There are two main types of shutters in industrial cameras, and each significantly impacts the outcome of the image capture:
Rolling Shutter: Captures each frame line-by-line sequentially. This can result in distortion or skew (“rolling shutter effect”) when recording fast-moving objects.
Global Shutter: Captures all pixels simultaneously, eliminating distortion and providing accurate representation of moving objects. Preferred in high-speed robotics and precise measurement applications.
Exposure Time / Shutter Speed
Shutter speed impacts how long the camera’s sensors are exposed to light. The length of this period is called exposure time.
Long exposure: Increases brightness and improves overall image quality in low-light conditions, but introduces significant motion blur.
Short exposure: Produces sharp, clear images of fast-moving objects but results in darker images and potentially increased noise.
The objective when setting exposure time is to adjust visual quality with changing environments. In addition, fast-moving systems like those found in robotics often require short exposures to minimize blur and reduce latency, raising the need for better lighting or higher sensor gain.
Gain
Gain amplifies the light signal received from the sensor. The units for this quantity are either in decibels (dB) or ISO. While increasing this value can counteract shorter exposure times, it can also add a significant amount of noise.
Many camera can automatically adjust gain based on lighting conditions, but this can add some amount of latency depending on the methods used.
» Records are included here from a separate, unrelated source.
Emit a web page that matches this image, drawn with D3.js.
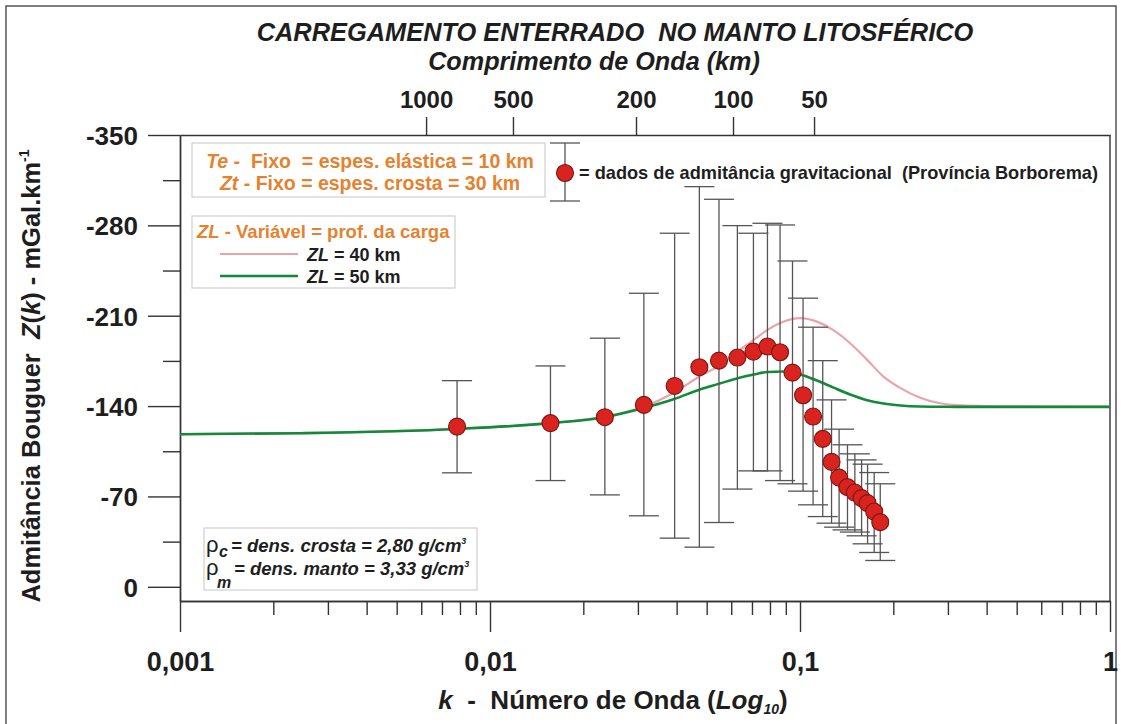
<!DOCTYPE html>
<html><head><meta charset="utf-8">
<script src="https://cdn.jsdelivr.net/npm/d3@7"></script>
<style>
body{margin:0;background:#fff}
text{font-family:"Liberation Sans",Arial,sans-serif;font-weight:bold;white-space:pre}
</style>
</head><body><svg id="c" width="1121" height="724"></svg>
<script>
// ---- data ----
const kData = [0.00783,0.01567,0.02347,0.03136,0.03941,0.04735,0.05478,0.06281,0.07076,0.07852,0.08623,0.09458,0.1023,0.1102,0.1184,0.1264,0.1337,0.1423,0.1503,0.1580,0.1652,0.1735,0.1815];
const zData = [-124.1,-126.8,-131.4,-140.9,-155.6,-170.1,-175.2,-177.6,-182.2,-186.1,-181.7,-165.9,-148.4,-131.9,-114.6,-96.8,-84.6,-77.2,-73.0,-68.7,-64.8,-58.3,-50.1];
const zErrTop = [-159.7,-171.1,-192.6,-227.4,-273.9,-310.0,-300.2,-279.8,-273.9,-281.6,-280.3,-252.4,-223.6,-201.1,-175.2,-144.8,-122.1,-110.0,-103.0,-98.3,-95.0,-88.5,-79.8];
const zErrBottom = [-88.3,-82.3,-71.2,-55.0,-37.7,-30.7,-49.8,-75.7,-89.8,-89.8,-82.3,-79.8,-74.1,-63.5,-54.4,-49.3,-46.2,-44.1,-42.4,-39.5,-33.3,-26.6,-20.4];

const curveK = [0.001,0.00244,0.00783,0.01567,0.0234,0.0313,0.0391,0.0478,0.0546,0.0629,0.0710,0.0785,0.0883,0.1003,0.1134,0.1278,0.1451,0.1647,0.1859,0.2110,0.2442,0.2830,0.3211,0.4450,1];
const zl40 = [-118.2,-119.0,-122.3,-126.8,-131.8,-139.5,-150.2,-163.5,-171.0,-182.2,-191.3,-199.0,-205.4,-208.1,-205.4,-199.0,-188.7,-175.8,-162.8,-153.9,-146.5,-142.2,-140.7,-139.8,-139.6];
const zl50 = [-118.2,-119.0,-122.3,-126.8,-131.4,-138.5,-145.3,-153.1,-157.2,-161.6,-164.5,-166.4,-166.8,-164.5,-159.8,-154.5,-149.0,-144.6,-142.0,-140.5,-139.7,-139.5,-139.4,-139.4,-139.4];

const yMajorTicks = [-350,-280,-210,-140,-70,0];
const yMinorTicks = [-315,-245,-175,-105,-35];
const xMajorTicks = [0.001,0.01,0.1,1];
const xMajorLabels = ["0,001","0,01","0,1","1"];
const topTickK = [0.00622,0.01186,0.02958,0.0608,0.1110];
const topTickLabels = ["1000","500","200","100","50"];

// ---- layout ----
const svg = d3.select("#c");
const x = d3.scaleLog().domain([0.001,1]).range([180,1110]);
const y = d3.scaleLinear().domain([-350,11]).range([135,601]);

const orange = "#E5822F";
const dark = "#1e1e1e";

// outer frame
svg.append("rect").attr("x",6).attr("y",6).attr("width",1110).attr("height",740)
  .attr("fill","none").attr("stroke","#555").attr("stroke-width",1.5);

// title
svg.append("text").attr("x",615).attr("y",41).attr("text-anchor","middle")
  .attr("font-size",25.4).attr("font-style","italic").attr("fill",dark)
  .text("CARREGAMENTO ENTERRADO  NO MANTO LITOSFÉRICO");
svg.append("text").attr("x",594).attr("y",70).attr("text-anchor","middle")
  .attr("font-size",25.2).attr("font-style","italic").attr("fill",dark)
  .text("Comprimento de Onda (km)");

// axes
function styleAxis(g, fs){
  g.selectAll("path,line").attr("stroke","#333").attr("stroke-width",1.4);
  g.selectAll("text").attr("font-size",fs).attr("fill",dark)
    .style("font-family","'Liberation Sans',Arial,sans-serif").style("font-weight","bold");
}
const gyMinor = svg.append("g").attr("transform","translate(180,0)")
  .call(d3.axisLeft(y).tickValues(yMinorTicks).tickSize(17).tickSizeOuter(0).tickFormat(""));
styleAxis(gyMinor, 0);
const gy = svg.append("g").attr("transform","translate(180,0)")
  .call(d3.axisLeft(y).tickValues(yMajorTicks).tickSize(32).tickSizeOuter(0).tickPadding(10).tickFormat(d=>String(d)));
styleAxis(gy, 26);
gy.selectAll("text").attr("dy","0.36em");

const xMinor = [];
[0.001,0.01,0.1].forEach(d=>{for(let i=2;i<=9;i++) xMinor.push(d*i);});
const gxMinor = svg.append("g").attr("transform","translate(0,601)")
  .call(d3.axisBottom(x).tickValues(xMinor).tickSize(14).tickSizeOuter(0).tickFormat(""));
styleAxis(gxMinor, 0);
const gx = svg.append("g").attr("transform","translate(0,601)")
  .call(d3.axisBottom(x).tickValues(xMajorTicks).tickSize(31).tickSizeOuter(0).tickPadding(20)
    .tickFormat((d,i)=>xMajorLabels[i]));
styleAxis(gx, 27);

const gt = svg.append("g").attr("transform","translate(0,135)")
  .call(d3.axisTop(x).tickValues(topTickK).tickSize(18).tickSizeOuter(0).tickPadding(9)
    .tickFormat((d,i)=>topTickLabels[i]));
styleAxis(gt, 24);
svg.append("line").attr("x1",1110).attr("x2",1110).attr("y1",135).attr("y2",601)
  .attr("stroke","#333").attr("stroke-width",1.4);

// axis titles
const yt = svg.append("text").attr("transform","translate(40,376) rotate(-90)")
  .attr("text-anchor","middle").attr("font-size",25.5).attr("fill",dark);
yt.append("tspan").text("Admitância Bouguer  ");
yt.append("tspan").attr("font-style","italic").text("Z");
yt.append("tspan").text("(");
yt.append("tspan").attr("font-style","italic").text("k");
yt.append("tspan").text(") - mGal.km");
yt.append("tspan").attr("font-size",14).attr("dy",-11).text("-1");

const xt = svg.append("text").attr("x",613).attr("y",709).attr("text-anchor","middle")
  .attr("font-size",26).attr("fill",dark);
xt.append("tspan").attr("font-style","italic").text("k");
xt.append("tspan").text("  -  Número de Onda (");
xt.append("tspan").attr("font-style","italic").text("Log");
xt.append("tspan").attr("font-style","italic").attr("font-size",14).attr("dy",5).text("10");
xt.append("tspan").attr("dy",-5).text(")");

// curves
const curveData = (arr)=>curveK.map((k,i)=>({k:k,v:arr[i]}));
const line = d3.line().x(d=>x(d.k)).y(d=>y(d.v)).curve(d3.curveMonotoneX);
svg.append("path").datum(curveData(zl40)).attr("d",line)
  .attr("fill","none").attr("stroke","#EBA3AB").attr("stroke-width",2.2);
svg.append("path").datum(curveData(zl50)).attr("d",line)
  .attr("fill","none").attr("stroke","#138A3A").attr("stroke-width",2.6);

// error bars and points
const pts = kData.map((k,i)=>({k:k,v:zData[i],t:zErrTop[i],b:zErrBottom[i]}));
const eb = svg.append("g").attr("stroke","#555").attr("stroke-width",1.3);
pts.forEach(p=>{
  const cx = x(p.k);
  eb.append("line").attr("x1",cx).attr("x2",cx).attr("y1",y(p.t)).attr("y2",y(p.b));
  eb.append("line").attr("x1",cx-15).attr("x2",cx+15).attr("y1",y(p.t)).attr("y2",y(p.t));
  eb.append("line").attr("x1",cx-15).attr("x2",cx+15).attr("y1",y(p.b)).attr("y2",y(p.b));
});
svg.append("g").selectAll("circle").data(pts).join("circle")
  .attr("cx",d=>x(d.k)).attr("cy",d=>y(d.v)).attr("r",8.5)
  .attr("fill","#D8231F").attr("stroke","#7a1512").attr("stroke-width",1.1);

// legend box 1
svg.append("rect").attr("x",192).attr("y",143).attr("width",353).attr("height",54)
  .attr("fill","#fff").attr("stroke","#cfcfcf").attr("stroke-width",1.2);
let t1 = svg.append("text").attr("x",370).attr("y",168).attr("text-anchor","middle").attr("font-size",19.5).attr("fill",orange);
t1.append("tspan").attr("font-style","italic").text("Te");
t1.append("tspan").text(" -  Fixo  = espes. elástica = 10 km");
let t2 = svg.append("text").attr("x",370).attr("y",190).attr("text-anchor","middle").attr("font-size",19.5).attr("fill",orange);
t2.append("tspan").attr("font-style","italic").text("Zt");
t2.append("tspan").text(" - Fixo = espes. crosta = 30 km");

// legend box 2
svg.append("rect").attr("x",192).attr("y",216).attr("width",263).attr("height",72)
  .attr("fill","#fff").attr("stroke","#cfcfcf").attr("stroke-width",1.2);
let t3 = svg.append("text").attr("x",197).attr("y",238).attr("font-size",18.5).attr("fill",orange);
t3.append("tspan").attr("font-style","italic").text("ZL");
t3.append("tspan").text(" - Variável = prof. da carga");
svg.append("line").attr("x1",220).attr("x2",298).attr("y1",254).attr("y2",254).attr("stroke","#EBA3AB").attr("stroke-width",2.2);
svg.append("line").attr("x1",220).attr("x2",298).attr("y1",276).attr("y2",276).attr("stroke","#138A3A").attr("stroke-width",2.6);
[["40",261],["50",283]].forEach(([v,yy])=>{
  const t = svg.append("text").attr("x",307).attr("y",yy).attr("font-size",18).attr("fill",dark);
  t.append("tspan").attr("font-style","italic").text("ZL");
  t.append("tspan").text(" = "+v+" km");
});

// data legend
const lg = svg.append("g");
lg.append("line").attr("x1",565).attr("x2",565).attr("y1",143).attr("y2",201).attr("stroke","#555").attr("stroke-width",1.3);
lg.append("line").attr("x1",550).attr("x2",580).attr("y1",143).attr("y2",143).attr("stroke","#555").attr("stroke-width",1.3);
lg.append("line").attr("x1",550).attr("x2",580).attr("y1",201).attr("y2",201).attr("stroke","#555").attr("stroke-width",1.3);
lg.append("circle").attr("cx",565).attr("cy",173).attr("r",8.5).attr("fill","#D8231F").attr("stroke","#7a1512").attr("stroke-width",1.1);
lg.append("text").attr("x",579).attr("y",179).attr("font-size",18.2).attr("fill",dark)
  .text("= dados de admitância gravitacional  (Província Borborema)");

// density box
svg.append("rect").attr("x",204).attr("y",528).attr("width",273).attr("height",62)
  .attr("fill","#fff").attr("stroke","#cfcfcf").attr("stroke-width",1.2);
[["c","= dens. crosta = 2,80 g/cm",552,557,219,231],["m","= dens. manto = 3,33 g/cm",575,588,217,234]].forEach(([s,txt,yy,ys,xs,xx])=>{
  svg.append("text").attr("x",206).attr("y",yy).attr("font-size",22).style("font-weight","normal").attr("fill",dark).text("ρ");
  svg.append("text").attr("x",xs).attr("y",ys).attr("font-size",16).attr("font-style","italic").attr("fill",dark).text(s);
  const t = svg.append("text").attr("x",xx).attr("y",yy).attr("font-size",18.5).attr("font-style","italic").attr("fill",dark);
  t.append("tspan").text(txt);
  t.append("tspan").attr("font-size",9).attr("dy",-8).text("3");
});
</script></body></html>
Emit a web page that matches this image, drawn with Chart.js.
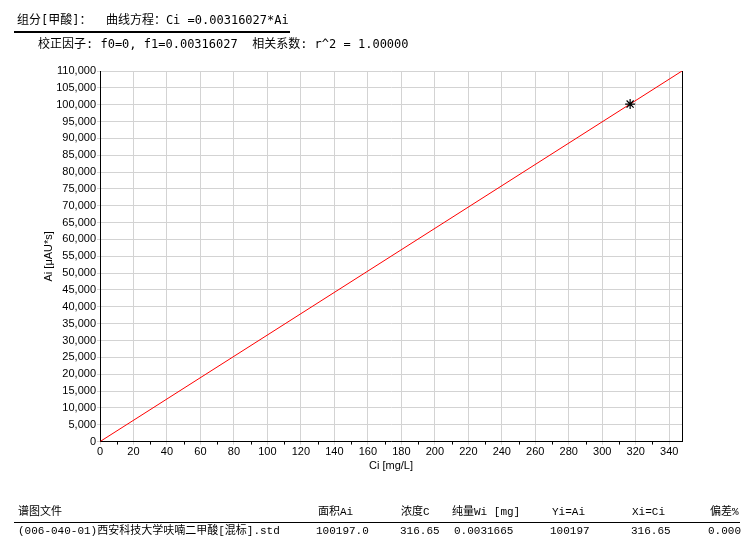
<!DOCTYPE html>
<html>
<head>
<meta charset="utf-8">
<script src="https://cdn.jsdelivr.net/npm/chart.js@4.4.1/dist/chart.umd.min.js"></script>
<style>
  html, body { margin:0; padding:0; background:#fff; }
  body { width:750px; height:553px; position:relative; overflow:hidden; }
  #wrap { position:absolute; left:0; top:0; width:750px; height:553px; }
  .t { position:absolute; white-space:pre; font-family:"DejaVu Sans Mono","Noto Sans CJK SC",monospace; font-size:12px; color:#000; line-height:14px; }
  .s { position:absolute; white-space:pre; font-family:"Liberation Mono","Noto Sans CJK SC",monospace; font-size:11px; color:#000; line-height:13px; }
  .rule { position:absolute; background:#000; }
</style>
</head>
<body>
<div id="wrap"><canvas id="c" width="750" height="553"></canvas></div>
<div class="t" id="h1" style="left:17px; top:13px;"></div>
<div class="rule" style="left:14px; top:31px; width:276px; height:2px;"></div>
<div class="t" id="h2" style="left:38px; top:37px;"></div>
<div class="rule" style="left:14px; top:522px; width:726px; height:1px;"></div>
<div id="table"></div>
<script>
// ---- data ----
const componentName = "甲酸";
const f0 = "0";
const f1 = "0.00316027";
const r2 = "1.00000";
const fitCi = [0, 347.63];          // calibration line, x (mg/L)
const fitAi = [0, 110000];          // calibration line, y (µAU*s)
const stdCi = [316.65];             // standard point, x
const stdAi = [100197];             // standard point, y
const xTickValues = [0,20,40,60,80,100,120,140,160,180,200,220,240,260,280,300,320,340];
const xMinorValues = [10,30,50,70,90,110,130,150,170,190,210,230,250,270,290,310,330];
const yMax = 110000, yStep = 5000, xMax = 347.63;
const tableHeaders = ["谱图文件","面积Ai","浓度C","纯量Wi [mg]","Yi=Ai","Xi=Ci","偏差%"];
const tableRow = ["(006-040-01)西安科技大学呋喃二甲酸[混标].std","100197.0","316.65","0.0031665","100197","316.65","0.000"];
const colLeft = [18, 316, 400, 454, 550, 631, 708];
const headLeft = [18, 318, 401, 452, 552, 632, 710];

document.getElementById('h1').textContent = "组分[" + componentName + "]：  曲线方程：Ci =" + f1 + "*Ai";
document.getElementById('h2').textContent = "校正因子: f0=" + f0 + ", f1=" + f1 + "  相关系数: r^2 = " + r2;

const tbl = document.getElementById('table');
tableHeaders.forEach((h,i)=>{
  const d = document.createElement('div'); d.className='s'; d.textContent=h;
  d.style.left = headLeft[i]+'px'; d.style.top='506px'; tbl.appendChild(d);
});
tableRow.forEach((v,i)=>{
  const d = document.createElement('div'); d.className='s'; d.textContent=v;
  d.style.left = colLeft[i]+'px'; d.style.top='525px'; tbl.appendChild(d);
});

const decor = {
  id:'decor',
  afterDraw(chart){
    const ctx = chart.ctx, a = chart.chartArea, xs = chart.scales.x;
    ctx.save();
    ctx.strokeStyle = '#000'; ctx.lineWidth = 1;
    ctx.beginPath();
    ctx.moveTo(Math.round(a.right)+0.5, a.top); ctx.lineTo(Math.round(a.right)+0.5, a.bottom);
    xMinorValues.forEach(v=>{
      const p = Math.round(xs.getPixelForValue(v))+0.5;
      ctx.moveTo(p, a.bottom); ctx.lineTo(p, a.bottom+3);
    });
    ctx.stroke();
    ctx.restore();
  }
};

const fitData = fitCi.map((x,i)=>({x, y:fitAi[i]}));
const stdData = stdCi.map((x,i)=>({x, y:stdAi[i]}));

new Chart(document.getElementById('c'), {
  type:'scatter',
  data:{ datasets:[
    { data:fitData, showLine:true, borderColor:'#ff0000', borderWidth:1, pointRadius:0, fill:false, order:2 },
    { data:stdData, showLine:false, pointStyle:'star', pointRadius:5, borderColor:'#000', borderWidth:1.2, backgroundColor:'#000', order:1 }
  ]},
  options:{
    responsive:false, animation:false, devicePixelRatio:1,
    layout:{ padding:{ left:40, top:71, right:68, bottom:80 } },
    plugins:{ legend:{display:false}, tooltip:{enabled:false} },
    scales:{
      x:{
        type:'linear', min:0, max:xMax,
        afterBuildTicks(s){ s.ticks = xTickValues.map(v=>({value:v})); },
        ticks:{ color:'#000', font:{family:'Liberation Sans', size:11}, padding:1, maxRotation:0, autoSkip:false },
        grid:{ color:'#d3d3d3', lineWidth:1, tickLength:3, drawTicks:true },
        border:{ color:'#000', width:1 },
        title:{ display:true, text:'Ci [mg/L]', color:'#000', font:{family:'Liberation Sans', size:11}, padding:{top:0,bottom:0} }
      },
      y:{
        type:'linear', min:0, max:yMax,
        ticks:{ stepSize:yStep, color:'#000', font:{family:'Liberation Sans', size:11}, padding:1, autoSkip:false,
          callback:(v)=>v.toLocaleString('en-US') },
        afterFit(s){ s.width = 60; },
        grid:{ color:'#d3d3d3', lineWidth:1, tickLength:3 },
        border:{ color:'#000', width:1 },
        title:{ display:true, text:'Ai [μAU*s]', color:'#000', font:{family:'Liberation Sans', size:11}, padding:{top:2,bottom:0} }
      }
    }
  },
  plugins:[decor]
});
</script>
</body>
</html>
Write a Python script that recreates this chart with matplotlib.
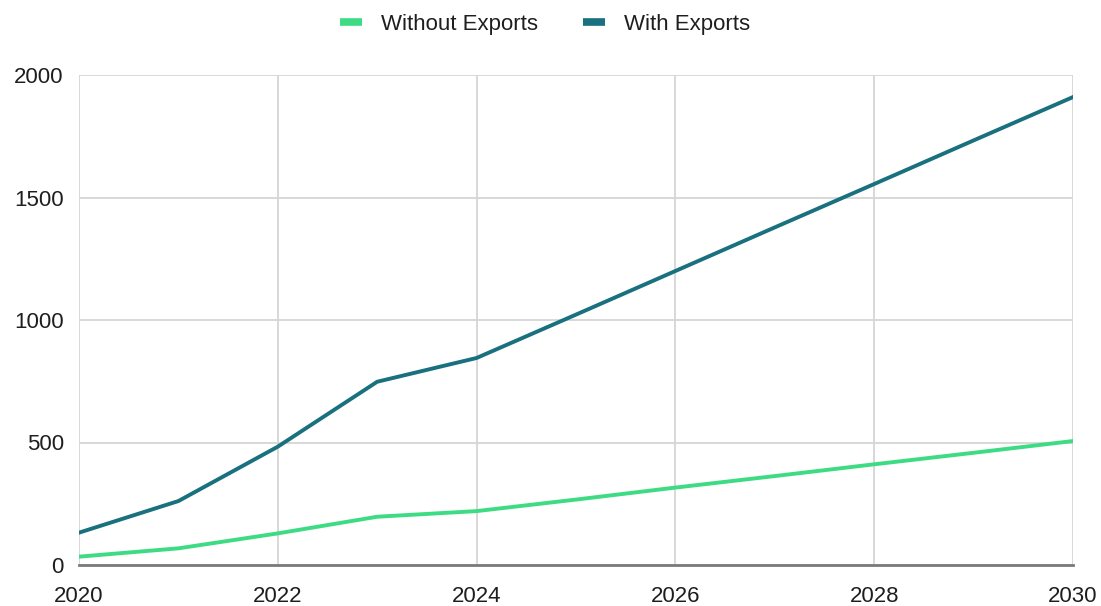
import matplotlib
matplotlib.use("Agg")
import matplotlib.pyplot as plt

years = [2020, 2021, 2022, 2023, 2024, 2025, 2026, 2027, 2028, 2029, 2030]
without_exports = [34, 68, 129, 197, 220, 267, 316, 363, 411, 458, 506]
with_exports = [132, 261, 483, 748, 845, 1022, 1200, 1378, 1555, 1733, 1910]
x_ticks = [2020, 2022, 2024, 2026, 2028, 2030]
y_ticks = [0, 500, 1000, 1500, 2000]

plt.rcParams['font.family'] = ['Liberation Sans', 'DejaVu Sans']

W, H = 1101, 606
fig = plt.figure(figsize=(W / 100, H / 100), dpi=100)
ax = fig.add_axes([79 / W, (H - 565) / H, (1073 - 79) / W, (565 - 75) / H])

green = '#3ddc84'
teal = '#19707e'

ax.plot(years, without_exports, color=green, lw=2.8, label='Without Exports', solid_joinstyle='round')
ax.plot(years, with_exports, color=teal, lw=2.8, label='With Exports', solid_joinstyle='round')

ax.set_xlim(2020, 2030)
ax.set_ylim(0, 2000)
ax.set_xticks(x_ticks)
ax.set_yticks(y_ticks)
ax.set_xticklabels([str(t) for t in x_ticks])
ax.set_yticklabels([str(t) for t in y_ticks])
ax.grid(True, color='#d6d6d6', lw=1.3)
ax.set_axisbelow(True)
for s in ['top', 'right', 'left']:
    ax.spines[s].set_visible(False)
ax.spines['bottom'].set_color('#7a7a7a')
ax.spines['bottom'].set_linewidth(2)
ax.tick_params(axis='both', length=0, labelsize=16, colors='#1e1e1e')
ax.tick_params(axis='x', pad=15)
ax.tick_params(axis='y', pad=11)

leg = fig.legend(loc='upper center', bbox_to_anchor=(0.495, 1.01), ncol=2, frameon=False,
                 fontsize=16, handlelength=1.0, handletextpad=0.85, columnspacing=2.0)
for h in leg.get_lines():
    h.set_linewidth(5.5)
    h.set_solid_capstyle('butt')
for t in leg.get_texts():
    t.set_color('#1e1e1e')

fig.savefig('out.png', dpi=100)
Gain can also be dynamically controlled by an application, which may be able to handle dynamic changes in a way that aligns closer to a system’s requirements.
Dynamic Range
Dynamic range is the ratio between the brightest and darkest elements a camera can simultaneously capture without loss of detail. Real-world scenarios, such as outdoor environments or headlights against dark backgrounds, exhibit high dynamic ranges.
Cameras with limited dynamic range can clip highlights or lose shadow details, negatively affecting visual analysis accuracy.
Lens Properties
Camera lenses directly influence captured images. Relevant parameters include:
Focal Length: Determines field of view (wide-angle for broader scenes, telephoto for distant detail).
Aperture (f-stop): Controls the amount of light entering and impacts depth of field; lower numbers (wider aperture) allow more light but shallow depth of field.
Typical Lens Usage:
- Robotics navigation: Wide-angle lenses (e.g., 90° to 120° FOV).
- Detailed inspection tasks: Narrow field-of-view lenses with higher focal lengths.
Sensor Types
There are two primary sensor technologies you will find in most cameras geared for engineering platforms:
CMOS (Complementary Metal-Oxide Semiconductor): Lower power consumption, rapid readout speeds, common in industrial cameras.
CCD (Charge-Coupled Device): Superior image quality in low noise conditions, traditionally favored for scientific applications.
Common Distortions
Motion Blur
Motion blur refers to the visual blurring of moving objects resulting from long exposure times relative to their motion speed. While this effect can be aesthetically pleasing for more artistic fields, it can negatively impacts systems that require accurate visual data. Motion blur can degrade features and imped both human perception and computer vision algorithms. It is best to minimize motion blur when configuring a video solution.
To reduce motion blur, exposure time can be reduced or frame rate can be increased. However, both create additional processing/bandwidth challenges.
Noise
Noise is the distortion of an image, typically with grainy or other visual artifacts. It involves a loss of detail, typically from an inadequate camera configuration relative to it’s environment.
To reduce noise, the source of the issue must be addressed. If not enough light is being received by the camera’s sensors, exposure time may need to be lengthened and gain lowered.
Over Exposure or Under Exposure
Intense highlights or an incredibly dark image typically means the exposure rate is not set properly for the current environment.
White Balancing Issues
White balancing issues display themselves as an odd color tint across the entire video frame. While some cameras should typically be able to address these issues with internal processing, some cameras do not.
If this distortion cannot be handled by the camera itself, it will have to be handled on the application side when video frames are received. Sometimes static white balancing color shifts are sufficient, when a particular camera has a constant color shift that does not change. Other times, a dynamic white balancing algorithm may be necessary.